Assuming I have a vector $\mathbf{e} = \mathbf{Lx}$, with $\mathbf{e} \in \mathbb{R}^m$, $\mathbf{L} \in \mathbb{R}^{m \times m}$, $\mathbf{x} \in \mathbb{R}^m$, and I want to take the derivative with respect to a third vector $\boldsymbol{\theta} \in \mathbb{R}^p$.
Both $\mathbf{L} = f(\boldsymbol{\theta})$ and $\mathbf{x} = f(\boldsymbol{\theta})$, so the derivative with application to the product rule is:
$$ \frac{d\mathbf{e}}{d\boldsymbol{\theta}} = \frac{d\mathbf{L}}{d\boldsymbol{\theta}} \mathbf{x} + \mathbf{L} \frac{d\mathbf{x}}{d\boldsymbol{\theta}}. $$
The jacobian $\frac{d\mathbf{x}}{d\boldsymbol{\theta}} \in \mathbb{R}^{m \times p}$ left multiplied with $\mathbf{L}$ results correctly in a $n \times p$ matrix for the final jacobian.

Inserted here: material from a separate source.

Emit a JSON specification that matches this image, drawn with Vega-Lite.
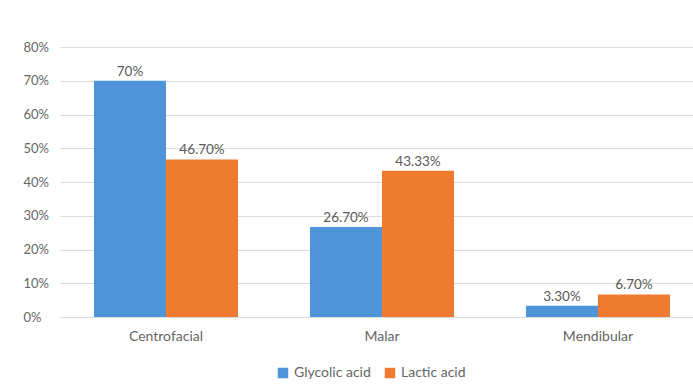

My question now is: what does $\frac{d\mathbf{L}}{d\boldsymbol{\theta}}$ look like. I found a some posts and articles that use the vectorization function $$ \frac{\mathrm{d}\operatorname{vech}\left(\mathbf{L}\right)}{\mathrm{d}\operatorname{vech}\left(\mathbf{A}\right)} $$
($\mathbf{A} = g(\boldsymbol{\theta})$ is an intermediary result that I use)
but I don't know what kind of tensor would have a form that can actually produce the correctly shaped jacobian of the final result $m \times p$. As far as I can see, the right multiplication of the vector $\mathbf{x} \in \mathbb{R}^{p \times 1}$ always produces a columns vector.
If you need to deal with tensors I recommend using some sort of index notation:
$$ \begin{align} \left[\frac{\partial\mathbf e}{\partial\boldsymbol\theta}\right]_{ij} &= \frac{\partial e_i}{\partial\theta_j} \\ &= \frac{\partial}{\partial\theta_j}\left[\mathbf{Lx}\right]_i \\ &= \frac{\partial}{\partial\theta_j}\left(L_{ik}x_k\right) \\ &= \frac{\partial L_{ik}}{\partial\theta_j}x_k + L_{ik}\frac{\partial x_k}{\partial\theta_j}. \end{align} $$
(Note the convention that repeated indices imply summation.)